Großstadtdschungel in 360 Grad

10 Gedanken zu „Großstadtdschungel in Paunsdorf“

  1. Ich finde die Wohnung wunderbar! Es wäre nicht mein Stil und dennnoch: die Liebe zum besonderen und zum Detail springt mich förmlich an. Es berühst mich richtig. 61 m2 Paunsdorf, Mieter arbeitet in der Sicherheitsbranche…spannend, wie ich plötzlich mit meinen Vorurteilen aufräumen muss.

  2. Jetzt weiß ich endlich, wer die ganzen Plasteblumen kauft.
    Nichts für ungut, jeder soll sich nach seinen Wünschen einrichten, sonst wäre es ja langweilig.

  3. Sind schon schöne Erinnerungen,aber auch nicht mein Stil.Wer wischt dort aber Staub?Schöner Sternenhimmel!

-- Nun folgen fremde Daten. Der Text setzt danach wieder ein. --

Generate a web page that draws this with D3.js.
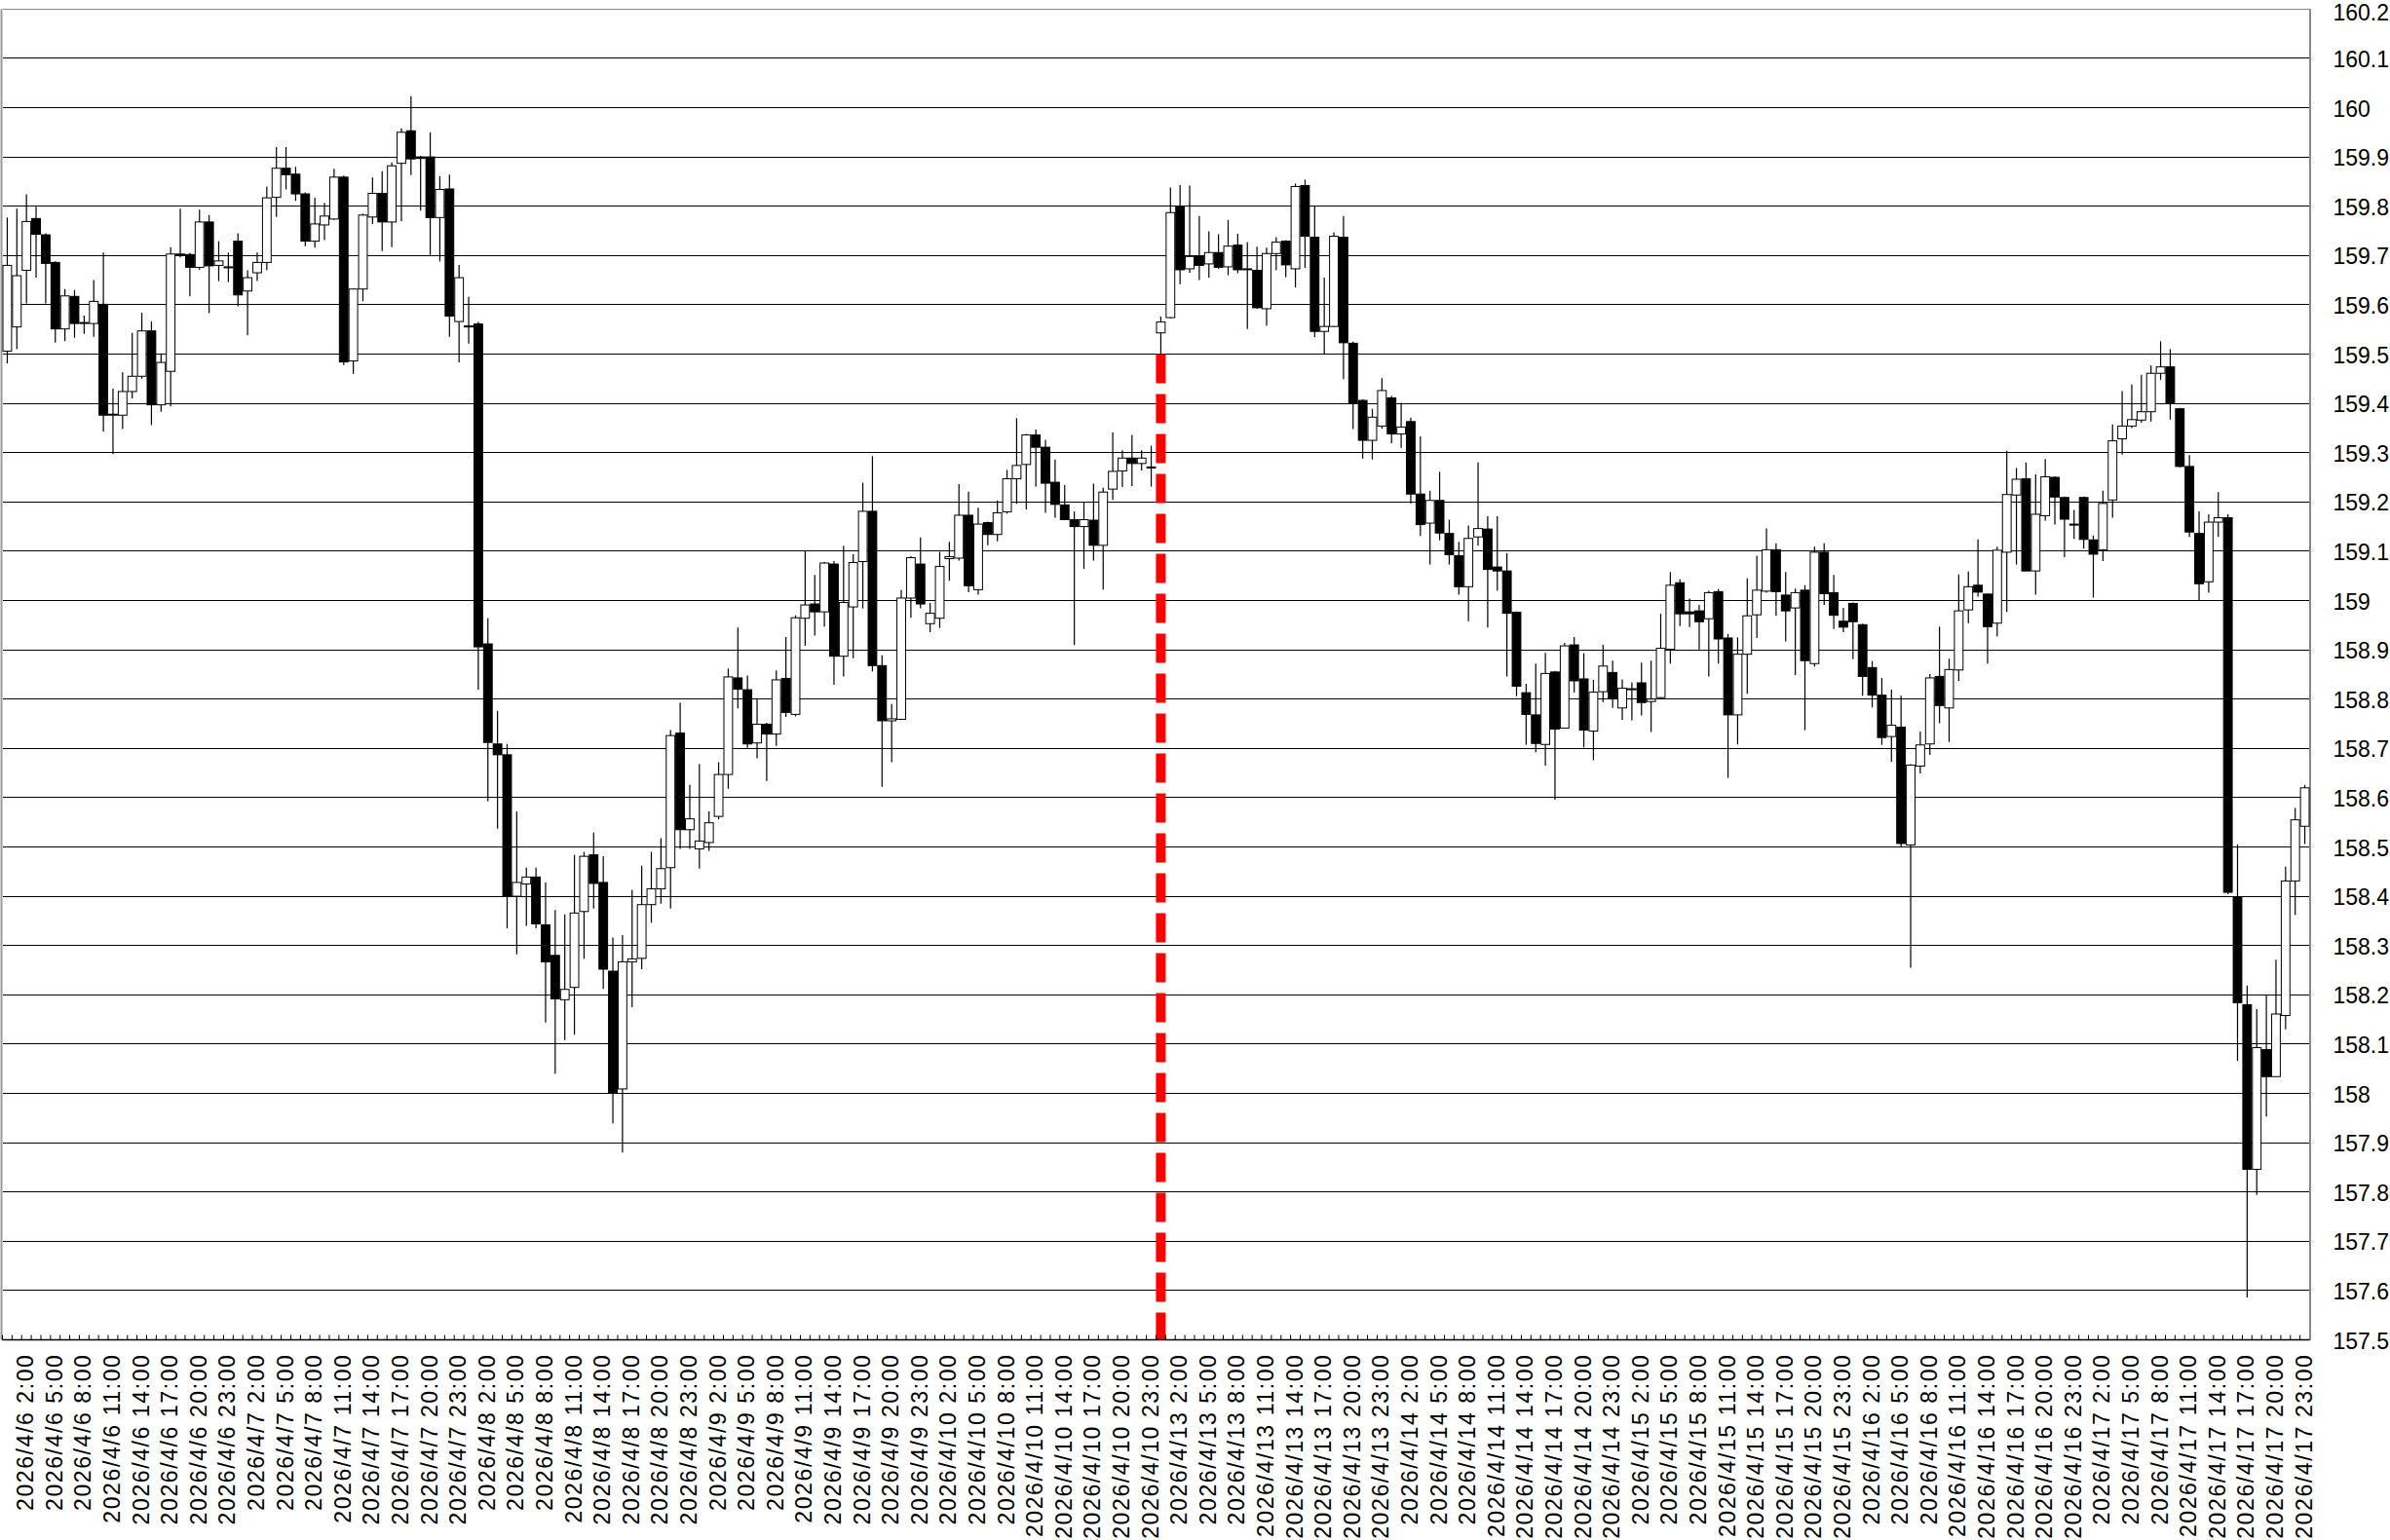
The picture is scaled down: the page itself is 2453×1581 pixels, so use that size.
<!DOCTYPE html>
<html>
<head>
<meta charset="utf-8">
<script src="https://cdnjs.cloudflare.com/ajax/libs/d3/7.8.5/d3.min.js"></script>
<style>
  html, body { margin: 0; padding: 0; background: #fff; }
  svg { display: block; }
</style>
</head>
<body>
<div id="chart"></div>
<script>
// trading days (weekend 4/11-4/12 skipped), 24 hourly bars each
var days = ["2026/4/6", "2026/4/7", "2026/4/8", "2026/4/9", "2026/4/10",
            "2026/4/13", "2026/4/14", "2026/4/15", "2026/4/16", "2026/4/17"];
var hours = ["0:00","1:00","2:00","3:00","4:00","5:00","6:00","7:00","8:00","9:00","10:00","11:00",
             "12:00","13:00","14:00","15:00","16:00","17:00","18:00","19:00","20:00","21:00","22:00","23:00"];

var open = [
  159.506,159.555,159.670,159.775,159.742,159.686,159.551,159.617,159.563,159.562,159.601,159.377,
  159.376,159.424,159.455,159.547,159.397,159.465,159.702,159.702,159.676,159.768,159.680,159.675,
  159.729,159.628,159.665,159.686,159.818,159.877,159.865,159.825,159.729,159.762,159.774,159.859,
  159.486,159.632,159.778,159.826,159.768,159.887,159.953,159.900,159.900,159.777,159.835,159.566,
  159.557,159.561,158.912,158.709,158.687,158.400,158.425,158.439,158.342,158.280,158.190,158.215,
  158.369,158.484,158.428,158.248,158.009,158.267,158.274,158.383,158.415,158.458,158.731,158.535,
  158.496,158.509,158.562,158.647,158.843,158.819,158.711,158.749,158.729,158.842,158.769,158.964,
  158.993,158.977,159.074,158.887,158.987,159.079,159.181,158.868,158.756,158.759,159.005,159.074,
  158.953,158.964,159.085,159.086,159.173,159.022,159.158,159.134,159.180,159.247,159.276,159.336,
  159.311,159.240,159.194,159.164,159.150,159.163,159.112,159.226,159.263,159.289,159.278,159.271,
  159.543,159.574,159.800,159.673,159.699,159.683,159.706,159.677,159.721,159.673,159.670,159.592,
  159.704,159.729,159.673,159.842,159.737,159.546,159.556,159.737,159.522,159.406,159.325,159.354,
  159.411,159.338,159.363,159.216,159.157,159.203,159.136,159.091,159.028,159.129,159.145,159.068,
  159.060,158.976,158.813,158.768,158.708,158.855,158.741,158.910,158.841,158.735,158.815,158.854,
  158.782,158.820,158.833,158.795,158.803,158.901,159.036,158.977,158.979,158.963,159.018,158.924,
  158.768,158.891,158.971,159.019,159.103,159.011,158.985,159.021,158.872,159.098,159.016,158.958,
  158.994,158.951,158.864,158.808,158.724,158.743,158.504,158.664,158.709,158.846,158.782,158.859,
  158.981,159.031,159.013,158.954,159.098,159.214,159.247,159.060,159.172,159.250,159.209,159.155,
  159.209,159.123,159.103,159.204,159.328,159.354,159.366,159.383,159.461,159.474,159.389,159.272,
  159.136,159.038,159.159,159.168,158.399,158.180,157.846,158.089,158.034,158.158,158.431,158.542
];
var high = [
  159.777,159.795,159.824,159.799,159.745,159.688,159.632,159.630,159.578,159.650,159.706,159.430,
  159.463,159.543,159.584,159.566,159.501,159.717,159.795,159.705,159.793,159.782,159.729,159.706,
  159.745,159.670,159.706,159.840,159.920,159.920,159.880,159.828,159.817,159.807,159.876,159.862,
  159.633,159.785,159.858,159.871,159.889,159.958,160.023,159.902,159.950,159.861,159.864,159.681,
  159.616,159.565,158.964,158.776,158.709,158.572,158.458,158.458,158.428,158.372,158.363,158.484,
  158.490,158.529,158.481,158.316,158.321,158.413,158.462,158.490,158.518,158.737,158.793,158.626,
  158.668,158.572,158.672,158.862,158.945,158.848,158.802,158.752,158.858,158.926,158.970,159.102,
  159.052,159.078,159.080,159.111,159.094,159.239,159.293,158.889,158.790,159.021,159.090,159.128,
  158.995,159.099,159.119,159.236,159.221,159.188,159.160,159.203,159.265,159.370,159.338,159.347,
  159.326,159.286,159.234,159.181,159.200,159.237,159.229,159.341,159.305,159.336,159.305,159.314,
  159.576,159.838,159.843,159.842,159.780,159.749,159.743,159.772,159.744,159.727,159.718,159.716,
  159.737,159.731,159.846,159.854,159.800,159.655,159.747,159.780,159.525,159.408,159.389,159.451,
  159.415,159.401,159.371,159.333,159.223,159.261,159.164,159.119,159.152,159.280,159.171,159.171,
  159.096,158.978,158.831,158.872,158.894,158.857,158.914,158.926,158.893,158.839,158.910,158.878,
  158.840,158.834,158.874,158.878,158.973,159.058,159.043,159.004,158.991,159.020,159.023,158.932,
  158.925,159.045,159.091,159.146,159.116,159.058,159.024,159.031,159.109,159.116,159.052,158.985,
  158.996,158.953,158.877,158.843,158.819,158.807,158.668,158.734,158.851,158.947,158.882,159.053,
  159.059,159.124,159.015,159.109,159.304,159.269,159.280,159.256,159.287,159.252,159.211,159.184,
  159.211,159.132,159.223,159.357,159.425,159.438,159.458,159.477,159.526,159.510,159.391,159.295,
  159.181,159.175,159.220,159.175,158.505,158.219,158.171,158.200,158.271,158.460,158.579,158.626
];
var low = [
  159.481,159.510,159.603,159.655,159.603,159.523,159.526,159.533,159.541,159.535,159.343,159.297,
  159.348,159.410,159.450,159.356,159.383,159.394,159.696,159.617,159.671,159.583,159.648,159.646,
  159.597,159.538,159.648,159.670,159.778,159.834,159.811,159.719,159.716,159.731,159.772,159.478,
  159.460,159.607,159.764,159.709,159.717,159.770,159.863,159.791,159.701,159.688,159.535,159.483,
  159.521,158.819,158.593,158.537,158.335,158.282,158.340,158.335,158.144,158.040,158.108,158.119,
  158.273,158.375,158.212,157.939,157.880,158.175,158.252,158.346,158.385,158.375,158.496,158.496,
  158.456,158.492,158.556,158.618,158.781,158.701,158.680,158.634,158.705,158.764,158.765,158.908,
  158.929,158.947,158.829,158.846,158.883,158.984,158.856,158.622,158.672,158.759,158.965,158.984,
  158.936,158.944,159.040,159.081,159.017,159.012,159.112,159.120,159.176,159.196,159.185,159.231,
  159.178,159.168,159.163,158.910,159.064,159.081,159.022,159.204,159.230,159.232,159.264,159.231,
  159.500,159.572,159.642,159.665,159.650,159.655,159.673,159.660,159.664,159.551,159.592,159.558,
  159.670,159.656,159.635,159.675,159.534,159.499,159.555,159.449,159.348,159.288,159.286,159.349,
  159.319,159.310,159.197,159.131,159.073,159.122,159.073,159.012,158.958,159.111,158.945,159.020,
  158.846,158.806,158.707,158.692,158.665,158.596,158.740,158.813,158.702,158.676,158.794,158.782,
  158.758,158.757,158.767,158.733,158.800,158.872,158.948,158.946,158.899,158.846,158.872,158.640,
  158.708,158.811,158.924,159.016,158.969,158.917,158.849,158.737,158.866,158.991,158.942,158.936,
  158.881,158.807,158.783,158.707,158.673,158.500,158.255,158.649,158.687,158.751,158.713,158.837,
  158.954,159.008,158.872,158.927,158.977,159.073,159.060,159.012,159.162,159.154,159.088,159.125,
  159.105,159.006,159.080,159.168,159.296,159.350,159.360,159.363,159.448,159.367,159.270,159.129,
  158.999,159.016,159.129,158.404,158.066,157.586,157.794,157.953,158.034,158.130,158.362,158.506
];
var close = [
  159.680,159.659,159.769,159.743,159.684,159.551,159.618,159.562,159.564,159.607,159.376,159.378,
  159.424,159.455,159.547,159.397,159.483,159.703,159.703,159.676,159.768,159.679,159.689,159.677,
  159.620,159.655,159.686,159.817,159.877,159.864,159.825,159.729,159.764,159.780,159.859,159.484,
  159.632,159.782,159.826,159.768,159.882,159.950,159.896,159.897,159.777,159.834,159.577,159.655,
  159.555,158.906,158.712,158.687,158.400,158.428,158.439,158.344,158.267,158.192,158.211,158.366,
  158.481,158.426,158.252,158.001,158.267,158.273,158.383,158.415,158.456,158.726,158.535,158.557,
  158.512,158.549,158.647,158.845,158.820,158.709,158.749,158.729,158.839,158.773,158.965,158.991,
  158.977,159.076,158.887,158.996,159.077,159.181,158.868,158.756,158.760,159.005,159.087,158.993,
  158.974,159.069,159.089,159.173,159.030,159.155,159.134,159.178,159.247,159.274,159.336,159.311,
  159.238,159.195,159.164,159.150,159.164,159.112,159.220,159.262,159.289,159.278,159.289,159.270,
  159.565,159.787,159.671,159.698,159.680,159.706,159.676,159.719,159.671,159.672,159.594,159.704,
  159.727,159.681,159.840,159.739,159.546,159.556,159.739,159.523,159.401,159.325,159.372,159.426,
  159.338,159.352,159.216,159.154,159.203,159.137,159.093,159.028,159.126,159.146,159.063,159.060,
  158.974,158.826,158.769,158.710,158.852,158.739,158.908,158.837,158.737,158.814,158.867,158.802,
  158.822,158.821,158.793,158.800,158.903,159.031,158.973,158.973,158.957,159.016,158.922,158.768,
  158.891,158.969,159.021,159.103,159.018,158.979,159.016,158.878,159.098,159.014,158.970,158.946,
  158.957,158.846,158.808,158.722,158.747,158.507,158.666,158.707,158.843,158.787,158.860,158.979,
  159.028,159.017,158.947,159.102,159.215,159.246,159.060,159.175,159.251,159.210,159.165,159.153,
  159.124,159.094,159.197,159.324,159.354,159.367,159.383,159.461,159.474,159.400,159.272,159.139,
  159.034,159.159,159.168,158.408,158.184,157.846,158.093,158.034,158.161,158.431,158.555,158.620
];

var yMin = 157.5, yMax = 160.2, yStep = 0.1;
var markerIndex = 120;       // first bar of 2026/4/13, red dashed marker
var markerFrom = 159.5;

var width = 2453, height = 1581;
var margin = { top: 9.3, right: 82.5, bottom: 205.5, left: 2.5 };
var plotW = width - margin.left - margin.right;
var plotH = height - margin.top - margin.bottom;

var cats = [];
days.forEach(function(d) { hours.forEach(function(h) { cats.push(d + " " + h); }); });

var bars = cats.map(function(c, i) {
  return { cat: c, o: open[i], h: high[i], l: low[i], c: close[i] };
});

var svg = d3.select("#chart").append("svg")
  .attr("width", width)
  .attr("height", height);

var x = d3.scaleBand()
  .domain(cats)
  .range([margin.left, margin.left + plotW])
  .paddingInner(0)
  .paddingOuter(0);

var y = d3.scaleLinear()
  .domain([yMin, yMax])
  .range([margin.top + plotH, margin.top]);

var yTicks = d3.range(0, Math.round((yMax - yMin) / yStep) + 1).map(function(k) {
  return +(yMin + k * yStep).toFixed(1);
});

// horizontal grid lines
svg.append("g")
  .attr("shape-rendering", "crispEdges")
  .selectAll("line")
  .data(yTicks)
  .enter().append("line")
  .attr("x1", margin.left)
  .attr("x2", margin.left + plotW)
  .attr("y1", function(d) { return y(d); })
  .attr("y2", function(d) { return y(d); })
  .attr("stroke", function(d, i) { return i === yTicks.length - 1 ? "#888" : "#000"; })
  .attr("stroke-width", 1);

// frame
svg.append("line")
  .attr("x1", margin.left - 1).attr("x2", margin.left - 1)
  .attr("y1", margin.top).attr("y2", margin.top + plotH)
  .attr("stroke", "#999").attr("stroke-width", 2);
svg.append("line")
  .attr("x1", margin.left + plotW + 0.5).attr("x2", margin.left + plotW + 0.5)
  .attr("y1", margin.top).attr("y2", margin.top + plotH)
  .attr("stroke", "#888").attr("stroke-width", 2);

// y labels on the right
svg.append("g")
  .selectAll("text")
  .data(yTicks)
  .enter().append("text")
  .attr("x", margin.left + plotW + 24)
  .attr("y", function(d) { return Math.max(13, y(d) + 1); })
  .attr("dominant-baseline", "central")
  .attr("font-family", "'Liberation Sans', Arial, sans-serif")
  .attr("font-size", 23)
  .attr("fill", "#000")
  .text(function(d) { return d3.format("")(d); });

// red dashed marker
svg.append("line")
  .attr("x1", x(cats[markerIndex]) + x.bandwidth() / 2)
  .attr("x2", x(cats[markerIndex]) + x.bandwidth() / 2)
  .attr("y1", y(markerFrom))
  .attr("y2", margin.top + plotH)
  .attr("stroke", "#ff0000")
  .attr("stroke-width", 10)
  .attr("stroke-dasharray", "30,11");

// candles
var bw = x.bandwidth();
var g = svg.append("g");
var candle = g.selectAll("g.candle")
  .data(bars)
  .enter().append("g")
  .attr("class", "candle");

candle.append("line")
  .attr("x1", function(d) { return x(d.cat) + bw / 2; })
  .attr("x2", function(d) { return x(d.cat) + bw / 2; })
  .attr("y1", function(d) { return y(d.h); })
  .attr("y2", function(d) { return y(d.l); })
  .attr("stroke", "#000")
  .attr("stroke-width", 1.2);

candle.append("rect")
  .attr("x", function(d) { return x(d.cat) + 0.5; })
  .attr("width", bw - 1)
  .attr("y", function(d) { return y(Math.max(d.o, d.c)); })
  .attr("height", function(d) { return Math.max(1, Math.abs(y(d.o) - y(d.c))); })
  .attr("fill", function(d) { return d.c > d.o ? "#fff" : "#000"; })
  .attr("stroke", "#000")
  .attr("stroke-width", 1);

// x axis
var xAxisY = margin.top + plotH;
svg.append("line")
  .attr("x1", margin.left).attr("x2", margin.left + plotW)
  .attr("y1", xAxisY).attr("y2", xAxisY)
  .attr("stroke", "#000").attr("stroke-width", 1.5);

svg.append("g")
  .selectAll("line")
  .data(cats)
  .enter().append("line")
  .attr("x1", function(d) { return x(d); })
  .attr("x2", function(d) { return x(d); })
  .attr("y1", xAxisY)
  .attr("y2", xAxisY - 5)
  .attr("stroke", "#000")
  .attr("stroke-width", 1);

var labelCats = cats.filter(function(d, i) { return i % 3 === 2; });

svg.append("g")
  .selectAll("text")
  .data(labelCats)
  .enter().append("text")
  .attr("transform", function(d) {
    return "translate(" + (x(d) + bw / 2 - 1) + "," + (xAxisY + 14) + ") rotate(-90)";
  })
  .attr("text-anchor", "end")
  .attr("dominant-baseline", "central")
  .attr("font-family", "'Liberation Sans', Arial, sans-serif")
  .attr("font-size", 23)
  .attr("letter-spacing", 1.6)
  .attr("fill", "#000")
  .text(function(d) { return d; });
</script>
</body>
</html>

  4. Mein Stil ist ganz anders. Aber es wäre doch langweilig,wenn jeder das Gleiche hätte. Wenn Sie sich wohlfühlen und glücklich sind, was kann es besseres geben. Sehr ordentlich, toll gemacht und sie bekommen bestimmt auch gern Gäste, die sich ebenso wohlfühlen. Viel Glück in ihren vier Wänden

  5. Die Wohnung hat einen ganz eigenen und ganz besonderen Charakter. Hier leben Erinnerungen an schöne Urlaubswochen. Das ist wichtig in unserem stressigen Alltag und jeder bewahrt diese Erinnerungen anders. Harald lebt mitten in ihnen, ich gestalte lieber Fotobücher. Zu Hause ist zu Hause und Urlaub ist weg von zu Hause und für mich eben anders. Harald mag es so und das ist gut.

  6. Eine der besten Wohnreportagen bisher. Hier zeigt sich das Nest und nicht das Repräsentative um seine soziale Stellung zu behaupten. Skurriel und eigen. Wenn die Fotografin noch etwas an ihren Knipspositionen arbeitet und anfängt die Dinge und Gegenstände wirklich zu erfassen, nimmt das ganze langsam Bildbandqualitäten an. Inhaltlich sind wir hier auf einer sehr interessanten Spur.

  7. Ich finde die Wohnung richtig cool. Es ist halt mal was ganz anderes als die vier schwedischen Buchstaben, aber die Wohnung ist einzigartig. Wenn ich mich bei mir umschaue, wie langweilig es aussieht, zieh ich meinen Hut.